Even though Lermontov is recognized as a writer of the first order, little has been published about him in English. For much of the twentieth century, critical debate in Russia centered on whether Lermontov moved from Romanticism to Realism or remained a Romantic throughout his life. John Mesereau, Jr., observed that Lermontov's "mature work reveals him as Janus-faced: his poetry and prose embody features typical of Russian romanticism, but they also establish patterns that were to become canonical for Russian realism." Comparative studies traditionally have likened him Pushkin and Byron for similarities in style, tone, and theme, but recent scholarship has found sources of and parallels to Lermontov's works in such disciplines as geography, theology, linguistics, and physiognomy. Although most of the details of Lermontov's life are well known, his poems usually lack a definitive text, particularly in the case of The Demon. Nonetheless, most critics have viewed Lermontov's poetry as the quintessence of Russian Romanticism, and in Russia Lermontov's work is considered classic. Even his juvenile "Hussar" poems have enjoyed something of a rehabilitation. Such poets as Aleksandr Blok and Boris Pasternak emulated his innovative use of language and meter.
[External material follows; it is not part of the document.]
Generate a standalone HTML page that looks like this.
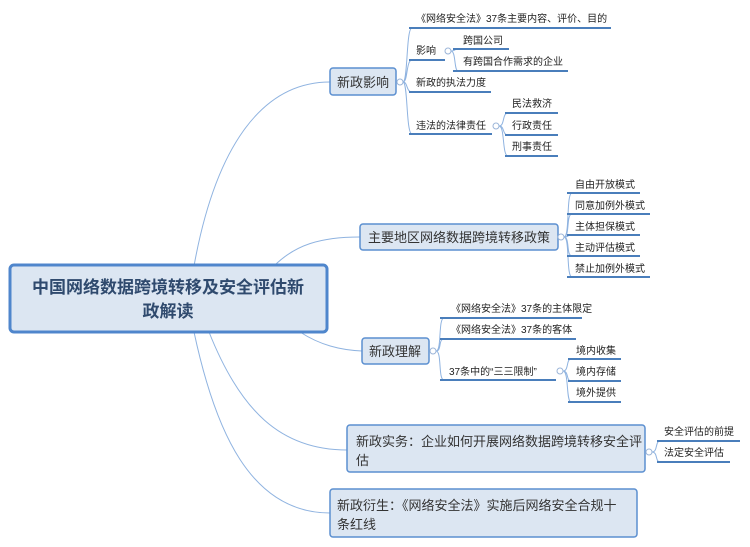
<!DOCTYPE html>
<html><head><meta charset="utf-8"><style>
html,body{margin:0;padding:0;background:#fff;}
svg{display:block;}
text{font-family:"Liberation Sans","Noto Sans CJK SC",sans-serif;fill:#222;}
.t{font-size:10px;}
.n{font-size:13px;fill:#333;}
.u{stroke:#4a7ebb;stroke-width:2;fill:none;}
.c{stroke:#8fb3e0;stroke-width:1;fill:none;}
.b{fill:#dce6f2;stroke:#5b8fd0;stroke-width:1.5;}
.o{fill:#fff;stroke:#9bb5d8;stroke-width:1;}
</style></head><body>
<svg width="750" height="547" viewBox="0 0 750 547" xmlns="http://www.w3.org/2000/svg">
<path class="c" d="M194,266 C215,150 260,82 330,82"/>
<path class="c" d="M274,266 C295,245 320,237 360,237"/>
<path class="c" d="M300,332 C320,345 340,350 362,351"/>
<path class="c" d="M209,332 C240,410 280,450 347,450"/>
<path class="c" d="M194,332 C215,430 250,513 330,513"/>

<rect x="10" y="265" width="317" height="67" rx="4" fill="#dce6f2" stroke="#4f86cc" stroke-width="3"/>
<text x="168" y="293" text-anchor="middle" style="font-size:17px;font-weight:bold;fill:#2f4a6e">中国网络数据跨境转移及安全评估新</text>
<text x="168" y="317" text-anchor="middle" style="font-size:17px;font-weight:bold;fill:#2f4a6e">政解读</text>

<rect class="b" x="330" y="68" width="66" height="27" rx="3"/>
<text class="n" x="337" y="87">新政影响</text>
<circle class="o" cx="400" cy="82" r="3"/>
<path class="c" d="M403,82 C408,82 406,28 412,28 M403,82 C408,82 406,60 412,60 M403,82 C408,82 406,92 412,92 M403,82 C408,82 406,134 412,134"/>
<line class="u" x1="409" y1="28" x2="611" y2="28"/><text class="t" x="416" y="22">《网络安全法》37条主要内容、评价、目的</text>
<line class="u" x1="409" y1="60" x2="445" y2="60"/><text class="t" x="416" y="54">影响</text>
<circle class="o" cx="448" cy="51" r="3"/>
<path class="c" d="M451,51 C456,51 454,49 458,49 M451,51 C456,51 454,71 458,71"/>
<line class="u" x1="453" y1="49" x2="509" y2="49"/><text class="t" x="463" y="44">跨国公司</text>
<line class="u" x1="453" y1="71" x2="568" y2="71"/><text class="t" x="463" y="65">有跨国合作需求的企业</text>
<line class="u" x1="409" y1="92" x2="491" y2="92"/><text class="t" x="416" y="86">新政的执法力度</text>
<line class="u" x1="409" y1="134" x2="492" y2="134"/><text class="t" x="416" y="129">违法的法律责任</text>
<circle class="o" cx="496" cy="126" r="3"/>
<path class="c" d="M499,126 C505,126 502,113 508,113 M499,126 C505,126 502,135 508,135 M499,126 C505,126 502,156 508,156"/>
<line class="u" x1="505" y1="113" x2="558" y2="113"/><text class="t" x="512" y="107">民法救济</text>
<line class="u" x1="505" y1="135" x2="558" y2="135"/><text class="t" x="512" y="129">行政责任</text>
<line class="u" x1="505" y1="156" x2="558" y2="156"/><text class="t" x="512" y="150">刑事责任</text>

<rect class="b" x="360" y="224" width="198" height="26" rx="3"/>
<text class="n" x="368" y="242">主要地区网络数据跨境转移政策</text>
<circle class="o" cx="561" cy="237" r="3"/>
<path class="c" d="M564,237 C570,237 566,193 572,193 M564,237 C570,237 566,214 572,214 M564,237 C570,237 566,235 572,235 M564,237 C570,237 566,256 572,256 M564,237 C570,237 566,277 572,277"/>
<line class="u" x1="567" y1="193" x2="640" y2="193"/><text class="t" x="575" y="188">自由开放模式</text>
<line class="u" x1="567" y1="214" x2="650" y2="214"/><text class="t" x="575" y="209">同意加例外模式</text>
<line class="u" x1="567" y1="235" x2="640" y2="235"/><text class="t" x="575" y="230">主体担保模式</text>
<line class="u" x1="567" y1="256" x2="640" y2="256"/><text class="t" x="575" y="251">主动评估模式</text>
<line class="u" x1="567" y1="277" x2="650" y2="277"/><text class="t" x="575" y="272">禁止加例外模式</text>

<rect class="b" x="362" y="338" width="67" height="26" rx="3"/>
<text class="n" x="369" y="356">新政理解</text>
<circle class="o" cx="433" cy="351" r="3"/>
<path class="c" d="M436,351 C442,351 438,318 444,318 M436,351 C442,351 438,339 444,339 M436,351 C442,351 438,380 444,380"/>
<line class="u" x1="440" y1="318" x2="582" y2="318"/><text class="t" x="451" y="312">《网络安全法》37条的主体限定</text>
<line class="u" x1="440" y1="339" x2="576" y2="339"/><text class="t" x="451" y="333">《网络安全法》37条的客体</text>
<line class="u" x1="440" y1="380" x2="556" y2="380"/><text class="t" x="449" y="375">37条中的“三三限制”</text>
<circle class="o" cx="560" cy="371" r="3"/>
<path class="c" d="M563,371 C569,371 566,359 571,359 M563,371 C569,371 566,381 571,381 M563,371 C569,371 566,402 571,402"/>
<line class="u" x1="568" y1="359" x2="621" y2="359"/><text class="t" x="576" y="354">境内收集</text>
<line class="u" x1="568" y1="381" x2="621" y2="381"/><text class="t" x="576" y="375">境内存储</text>
<line class="u" x1="568" y1="402" x2="621" y2="402"/><text class="t" x="576" y="396">境外提供</text>

<rect class="b" x="347" y="425" width="298" height="47" rx="3"/>
<text class="n" x="356" y="446">新政实务：企业如何开展网络数据跨境转移安全评</text>
<text class="n" x="356" y="465">估</text>
<circle class="o" cx="649" cy="452" r="3"/>
<path class="c" d="M652,452 C658,452 655,441 660,441 M652,452 C658,452 655,462 660,462"/>
<line class="u" x1="657" y1="441" x2="740" y2="441"/><text class="t" x="664" y="435">安全评估的前提</text>
<line class="u" x1="657" y1="462" x2="730" y2="462"/><text class="t" x="664" y="456">法定安全评估</text>

<rect class="b" x="330" y="489" width="307" height="48" rx="3"/>
<text class="n" x="337" y="510">新政衍生：《网络安全法》实施后网络安全合规十</text>
<text class="n" x="337" y="529">条红线</text>
</svg>
</body></html>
Pasternak called Lerm ontov "a passionate and personal" poet, commenting that "whereas Pushkin is realistic and exalted in poetic activity, Lermontov is its living personal testimony." In his assessment of Lermontov's life and writings John Garrard concluded: "Perhaps the metaphor of the comet best captures the impression he made upon his contemporaries and on later generations: brilliant but alarming, fleeting but unforgettable."